# Instructions to follow
Working from the top of the listing below, retype each line through the line containing "const fmt = v", both included, with no pictures.

# Data block
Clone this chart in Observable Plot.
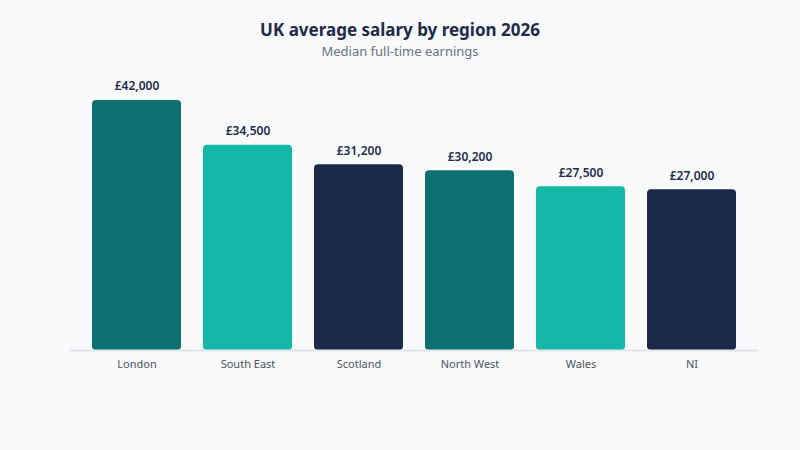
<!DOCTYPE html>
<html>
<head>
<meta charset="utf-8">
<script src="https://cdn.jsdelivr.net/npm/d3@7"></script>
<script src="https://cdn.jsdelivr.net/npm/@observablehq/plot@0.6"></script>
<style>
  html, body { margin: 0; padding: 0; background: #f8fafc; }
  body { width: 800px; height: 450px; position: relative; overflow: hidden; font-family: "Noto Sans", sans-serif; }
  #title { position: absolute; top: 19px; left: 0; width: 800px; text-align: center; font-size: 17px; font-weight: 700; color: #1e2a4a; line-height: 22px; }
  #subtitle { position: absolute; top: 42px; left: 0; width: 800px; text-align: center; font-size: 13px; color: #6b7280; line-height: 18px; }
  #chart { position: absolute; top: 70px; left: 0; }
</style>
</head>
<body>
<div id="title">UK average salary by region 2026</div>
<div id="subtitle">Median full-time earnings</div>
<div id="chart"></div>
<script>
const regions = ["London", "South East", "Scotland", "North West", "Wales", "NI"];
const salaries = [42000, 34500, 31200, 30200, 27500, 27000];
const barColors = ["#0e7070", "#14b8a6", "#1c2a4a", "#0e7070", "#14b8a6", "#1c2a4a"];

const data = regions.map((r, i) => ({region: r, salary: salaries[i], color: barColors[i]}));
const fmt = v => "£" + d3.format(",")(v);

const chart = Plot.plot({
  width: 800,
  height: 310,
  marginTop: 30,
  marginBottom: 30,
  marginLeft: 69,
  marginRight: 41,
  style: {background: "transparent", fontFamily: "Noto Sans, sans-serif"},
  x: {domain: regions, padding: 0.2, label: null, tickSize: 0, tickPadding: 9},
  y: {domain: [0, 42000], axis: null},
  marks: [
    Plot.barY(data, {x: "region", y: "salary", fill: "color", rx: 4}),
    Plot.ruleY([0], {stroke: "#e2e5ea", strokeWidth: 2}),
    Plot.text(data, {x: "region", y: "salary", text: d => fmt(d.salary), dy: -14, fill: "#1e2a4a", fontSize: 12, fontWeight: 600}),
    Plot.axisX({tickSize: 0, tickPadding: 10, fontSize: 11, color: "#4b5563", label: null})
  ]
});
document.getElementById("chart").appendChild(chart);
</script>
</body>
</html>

# Completed task
Clone this chart in Observable Plot.
<!DOCTYPE html>
<html>
<head>
<meta charset="utf-8">
<script src="https://cdn.jsdelivr.net/npm/d3@7"></script>
<script src="https://cdn.jsdelivr.net/npm/@observablehq/plot@0.6"></script>
<style>
  html, body { margin: 0; padding: 0; background: #f8fafc; }
  body { width: 800px; height: 450px; position: relative; overflow: hidden; font-family: "Noto Sans", sans-serif; }
  #title { position: absolute; top: 19px; left: 0; width: 800px; text-align: center; font-size: 17px; font-weight: 700; color: #1e2a4a; line-height: 22px; }
  #subtitle { position: absolute; top: 42px; left: 0; width: 800px; text-align: center; font-size: 13px; color: #6b7280; line-height: 18px; }
  #chart { position: absolute; top: 70px; left: 0; }
</style>
</head>
<body>
<div id="title">UK average salary by region 2026</div>
<div id="subtitle">Median full-time earnings</div>
<div id="chart"></div>
<script>
const regions = ["London", "South East", "Scotland", "North West", "Wales", "NI"];
const salaries = [42000, 34500, 31200, 30200, 27500, 27000];
const barColors = ["#0e7070", "#14b8a6", "#1c2a4a", "#0e7070", "#14b8a6", "#1c2a4a"];

const data = regions.map((r, i) => ({region: r, salary: salaries[i], color: barColors[i]}));
const fmt = v => "£" + d3.format(",")(v);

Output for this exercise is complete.